Stephen 'Die' Stubbs, Andrew ‘Yogi’ Davis and Clinton ‘Russ’ Evans were convicted of the 1999 murder of Constable Jimmy Ambrose in a retrial on July 25.

Lawyers Murrio Ducille, for Stubbs; Ian Cargill, for Davis, and Romona Farquharson,    for Evans, argued that the prosecutors’ failure to state their intention to seek the death penalty at conviction should prevent them from doing so now.

Justice Roy Jones will give his decision at 11 a.m.

The men were sentenced to death when they were convicted of the offense in 2001. At that time, the death penalty was the mandatory sentence for murder.

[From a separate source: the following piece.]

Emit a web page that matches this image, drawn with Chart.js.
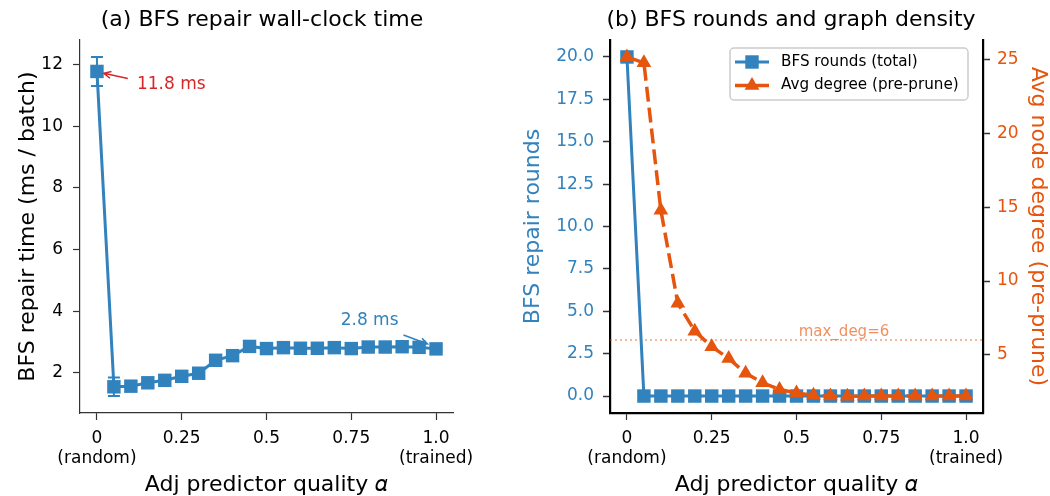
<!DOCTYPE html>
<html>
<head>
<meta charset="utf-8">
<script src="https://cdn.jsdelivr.net/npm/chart.js@4.4.1/dist/chart.umd.min.js"></script>
<style>
  html, body { margin: 0; padding: 0; background: #fff; }
  #wrap { position: relative; width: 1050px; height: 496px; }
  #chart-time { position: absolute; left: 0; top: 0; }
  #chart-rounds { position: absolute; left: 515px; top: 0; }
</style>
</head>
<body>
<div id="wrap">
  <canvas id="chart-time" width="524" height="496"></canvas>
  <canvas id="chart-rounds" width="535" height="496"></canvas>
</div>
<script>
// adjacency predictor quality (x)
const alphaValues = [0, 0.05, 0.1, 0.15, 0.2, 0.25, 0.3, 0.35, 0.4, 0.45, 0.5,
    0.55, 0.6, 0.65, 0.7, 0.75, 0.8, 0.85, 0.9, 0.95, 1.0];
// panel (a)
const repairTimeMs = [11.78, 1.55, 1.57, 1.68, 1.76, 1.89, 1.99, 2.41, 2.56, 2.86, 2.79,
    2.82, 2.80, 2.80, 2.82, 2.79, 2.84, 2.84, 2.85, 2.83, 2.78];
const repairTimeErr = [0.47, 0.3, 0.05, 0.05, 0.05, 0.05, 0.05, 0.05, 0.05, 0.05, 0.05,
    0.05, 0.05, 0.05, 0.05, 0.05, 0.05, 0.05, 0.05, 0.05, 0.05];
// panel (b)
const bfsRounds = [20, 0, 0, 0, 0, 0, 0, 0, 0, 0, 0, 0, 0, 0, 0, 0, 0, 0, 0, 0, 0];
const avgDegree = [25.2, 24.8, 14.8, 8.5, 6.6, 5.55, 4.75, 3.75, 3.1, 2.65, 2.4,
    2.25, 2.2, 2.18, 2.2, 2.2, 2.2, 2.2, 2.2, 2.2, 2.2];
const maxDeg = 6;

const xTickValues = [0, 0.25, 0.5, 0.75, 1.0];
const xTickLabels = [['0', '(random)'], '0.25', '0.5', '0.75', ['1.0', '(trained)']];
const timeTicks = [2, 4, 6, 8, 10, 12];
const roundTicks = [0, 2.5, 5, 7.5, 10, 12.5, 15, 17.5, 20];
const degreeTicks = [5, 10, 15, 20, 25];

const BLUE = '#3182bd';
const ORANGE = '#e6550d';
const FONT = 'DejaVu Sans';

function pts(ys){
    return alphaValues.map((x, i) => ({x: x, y: ys[i]}));
}

function fixedTicks(values){
    return scale => { scale.ticks = values.map(v => ({value: v})); };
}

function xScale(borderWidth, borderColor){
    return {
        type: 'linear', min: -0.05, max: 1.05,
        afterBuildTicks: fixedTicks(xTickValues),
        afterFit: s => { s.height = 83; },
        border: {color: borderColor, width: borderWidth},
        grid: {drawOnChartArea: false, tickLength: 7, color: '#333', tickWidth: 1.2},
        ticks: {
            autoSkip: false, maxRotation: 0, padding: 8, color: '#000',
            font: {family: FONT, size: 17, lineHeight: 1.2},
            callback: v => xTickLabels[xTickValues.indexOf(v)]
        },
        title: {
            display: true, text: 'Adj predictor quality 𝛼', color: '#000',
            font: {family: FONT, size: 22, lineHeight: 1.0},
            padding: {top: 0, bottom: 0}
        }
    };
}

function drawArrow(ctx, x1, y1, x2, y2, color){
    const a = Math.atan2(y2 - y1, x2 - x1);
    const h = 8;
    ctx.save();
    ctx.strokeStyle = color;
    ctx.lineWidth = 1.5;
    ctx.beginPath();
    ctx.moveTo(x1, y1);
    ctx.lineTo(x2, y2);
    ctx.moveTo(x2 - h * Math.cos(a - 0.45), y2 - h * Math.sin(a - 0.45));
    ctx.lineTo(x2, y2);
    ctx.lineTo(x2 - h * Math.cos(a + 0.45), y2 - h * Math.sin(a + 0.45));
    ctx.stroke();
    ctx.restore();
}

const errorBarPlugin = {
    id: 'errorBars',
    afterDatasetsDraw(chart){
        const ctx = chart.ctx;
        const xs = chart.scales.x, ys = chart.scales.y;
        chart.data.datasets.forEach(ds => {
            if(!ds.errorBars) return;
            ctx.save();
            ctx.strokeStyle = ds.borderColor;
            ctx.lineWidth = 2;
            ds.data.forEach((p, i) => {
                const e = ds.errorBars[i];
                const px = xs.getPixelForValue(p.x);
                const top = ys.getPixelForValue(p.y + e);
                const bot = ys.getPixelForValue(p.y - e);
                ctx.beginPath();
                ctx.moveTo(px, top); ctx.lineTo(px, bot);
                ctx.moveTo(px - 6, top); ctx.lineTo(px + 6, top);
                ctx.moveTo(px - 6, bot); ctx.lineTo(px + 6, bot);
                ctx.stroke();
            });
            ctx.restore();
        });
    }
};

const timeNotesPlugin = {
    id: 'timeNotes',
    afterDatasetsDraw(chart){
        const ctx = chart.ctx;
        const xs = chart.scales.x, ys = chart.scales.y;
        const X = v => xs.getPixelForValue(v), Y = v => ys.getPixelForValue(v);
        ctx.save();
        ctx.font = '17px "' + FONT + '"';
        ctx.textBaseline = 'middle';
        ctx.fillStyle = '#d62728';
        ctx.textAlign = 'left';
        ctx.fillText('11.8 ms', X(0.118), Y(11.37));
        drawArrow(ctx, X(0.091), Y(11.55), X(0.02), Y(11.72), '#d62728');
        ctx.fillStyle = BLUE;
        ctx.textAlign = 'center';
        ctx.fillText('2.8 ms', X(0.804), Y(3.70));
        drawArrow(ctx, X(0.904), Y(3.23), X(0.975), Y(2.94), BLUE);
        ctx.restore();
    }
};

function loadRepairTimeChart(){
    const canvas = document.getElementById('chart-time');
    new Chart(canvas, {
        type: 'line',
        data: {
            datasets: [{
                label: 'BFS repair time',
                data: pts(repairTimeMs),
                errorBars: repairTimeErr,
                borderColor: BLUE,
                backgroundColor: BLUE,
                borderWidth: 3,
                pointStyle: 'rect',
                pointRadius: 9.5,
                pointBorderWidth: 0,
                tension: 0
            }]
        },
        options: {
            responsive: false,
            animation: false,
            layout: {padding: 0},
            plugins: {
                legend: {display: false},
                tooltip: {enabled: false},
                title: {
                    display: true, text: '(a) BFS repair wall-clock time', color: '#000',
                    font: {family: FONT, size: 22, weight: 'normal', lineHeight: 1.2},
                    padding: {top: 7, bottom: 6.6}
                }
            },
            scales: {
                x: xScale(1.2, '#333'),
                y: {
                    min: 0.7, max: 12.8,
                    afterBuildTicks: fixedTicks(timeTicks),
                    afterFit: s => { s.width = 80; },
                    border: {color: '#333', width: 1.2},
                    grid: {drawOnChartArea: false, tickLength: 7, color: '#333', tickWidth: 1.2},
                    ticks: {padding: 10, color: '#000', font: {family: FONT, size: 17}},
                    title: {
                        display: true, text: 'BFS repair time (ms / batch)', color: '#000',
                        font: {family: FONT, size: 22, lineHeight: 1.2},
                        padding: {top: 15, bottom: 0}
                    }
                },
                // empty right-hand box that keeps the plot area at the same width as in panel (b)
                pad: {
                    position: 'right', display: true,
                    afterFit: s => { s.width = 71; },
                    border: {display: false},
                    grid: {display: false},
                    ticks: {display: false}
                }
            }
        },
        plugins: [errorBarPlugin, timeNotesPlugin]
    });
}

const roundsExtrasPlugin = {
    id: 'roundsExtras',
    beforeDatasetsDraw(chart){
        const ctx = chart.ctx;
        const area = chart.chartArea;
        const y = chart.scales.y2.getPixelForValue(maxDeg);
        ctx.save();
        ctx.strokeStyle = 'rgba(230,85,13,0.55)';
        ctx.lineWidth = 1.5;
        ctx.setLineDash([2, 3]);
        ctx.beginPath();
        ctx.moveTo(area.left, y); ctx.lineTo(area.right, y);
        ctx.stroke();
        ctx.setLineDash([]);
        ctx.fillStyle = 'rgba(230,85,13,0.65)';
        ctx.font = '15px "' + FONT + '"';
        ctx.textAlign = 'center';
        ctx.textBaseline = 'middle';
        ctx.fillText('max_deg=' + maxDeg, chart.scales.x.getPixelForValue(0.64),
            chart.scales.y2.getPixelForValue(6.55));
        ctx.restore();
    },
    afterDatasetsDraw(chart){
        // matplotlib-style legend box in the upper right corner
        const ctx = chart.ctx;
        const area = chart.chartArea;
        const w = 238, h = 52;
        const left = area.right - 15 - w, top = area.top + 8;
        ctx.save();
        ctx.fillStyle = 'rgba(255,255,255,0.85)';
        ctx.strokeStyle = '#cccccc';
        ctx.lineWidth = 1.5;
        ctx.beginPath();
        ctx.roundRect(left, top, w, h, 4);
        ctx.fill();
        ctx.stroke();
        chart.data.datasets.forEach((ds, i) => {
            const cy = top + 14 + i * 23.5;
            ctx.strokeStyle = ds.borderColor;
            ctx.lineWidth = ds.borderWidth;
            ctx.setLineDash(ds.borderDash || []);
            ctx.beginPath();
            ctx.moveTo(left + 5, cy); ctx.lineTo(left + 39, cy);
            ctx.stroke();
            ctx.setLineDash([]);
            ctx.fillStyle = ds.backgroundColor;
            Chart.helpers.drawPoint(ctx, {pointStyle: ds.pointStyle, radius: ds.pointRadius, borderWidth: 0, rotation: 0}, left + 22, cy);
            ctx.fillStyle = '#000';
            ctx.font = '15.2px "' + FONT + '"';
            ctx.textAlign = 'left';
            ctx.textBaseline = 'middle';
            ctx.fillText(ds.label, left + 51, cy);
        });
        ctx.restore();
    }
};

function loadRoundsChart(){
    const canvas = document.getElementById('chart-rounds');
    new Chart(canvas, {
        type: 'line',
        data: {
            datasets: [{
                label: 'BFS rounds (total)',
                data: pts(bfsRounds),
                yAxisID: 'y',
                borderColor: BLUE,
                backgroundColor: BLUE,
                borderWidth: 3,
                pointStyle: 'rect',
                pointRadius: 9.5,
                pointBorderWidth: 0,
                order: 2
            }, {
                label: 'Avg degree (pre-prune)',
                data: pts(avgDegree),
                yAxisID: 'y2',
                borderColor: ORANGE,
                backgroundColor: ORANGE,
                borderWidth: 3.5,
                borderDash: [15, 6],
                pointStyle: 'triangle',
                pointRadius: 8.5,
                pointBorderWidth: 0,
                order: 1
            }]
        },
        options: {
            responsive: false,
            animation: false,
            layout: {padding: {left: 17, right: 0, top: 0, bottom: 0}},
            plugins: {
                legend: {display: false},
                tooltip: {enabled: false},
                title: {
                    display: true, text: '(b) BFS rounds and graph density', color: '#000',
                    font: {family: FONT, size: 22, weight: 'normal', lineHeight: 1.2},
                    padding: {top: 7, bottom: 6.6}
                }
            },
            scales: {
                x: xScale(2.2, '#000'),
                y: {
                    position: 'left',
                    min: -1, max: 21,
                    afterBuildTicks: fixedTicks(roundTicks),
                    afterFit: s => { s.width = 78; },
                    border: {color: '#000', width: 2.2},
                    grid: {drawOnChartArea: false, tickLength: 7, color: '#333', tickWidth: 1.5},
                    ticks: {padding: 9, color: BLUE, font: {family: FONT, size: 17},
                        callback: v => v.toFixed(1)},
                    title: {
                        display: true, text: 'BFS repair rounds', color: BLUE,
                        font: {family: FONT, size: 22, lineHeight: 1.2},
                        padding: {top: -12, bottom: 0}
                    }
                },
                y2: {
                    position: 'right',
                    min: 1.05, max: 26.35,
                    afterBuildTicks: fixedTicks(degreeTicks),
                    afterFit: s => { s.width = 67; },
                    border: {color: '#000', width: 2.2},
                    grid: {drawOnChartArea: false, tickLength: 7, color: '#333', tickWidth: 1.5},
                    ticks: {padding: 7, color: ORANGE, font: {family: FONT, size: 17}},
                    title: {
                        display: true, text: 'Avg node degree (pre-prune)', color: ORANGE,
                        font: {family: FONT, size: 22, lineHeight: 1.1},
                        padding: {top: 0, bottom: 0}
                    }
                }
            }
        },
        plugins: [roundsExtrasPlugin]
    });
}

loadRepairTimeChart();
loadRoundsChart();
</script>
</body>
</html>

The penalty still remains on the books, but is now reserved for offenses deemed the “worst of the worst” and the “rarest of the rare” and where the offender shows no possibility of reform.

All of the defense lawyers referred to a 2006 practice direction issued by former Chief Justice Sir Burton Hall following the Privy Council decision that made the death penalty discretionary.

The practice direction requires the Crown to give oral notice of its intention to seek the death penalty and to give written notice within 14 days.

That practice direction, the defense team argued, lined up with other death penalty cases that had been argued to the Privy Council, the country’s final court.

However, Director of Public Prosecutions Vinette Graham-Allen said the defense or the convicts ought not to have been taken by surprise.

Graham-Allen said the men were convicted of killing a policeman and Parliament in 2011 listed the murder of a member of a disciplined force as a death eligible offense.

She said she also asked for psychiatric reports, which are required in all death penalty cases.

The defense lawyers said that wasn’t good enough as the guidelines and other cases said the intention should be stated and not inferred.

The courtroom was packed with police officers. Armed officers blocked access to Bank Lane until the convicts were escorted back to Her Majesty’s Prisons.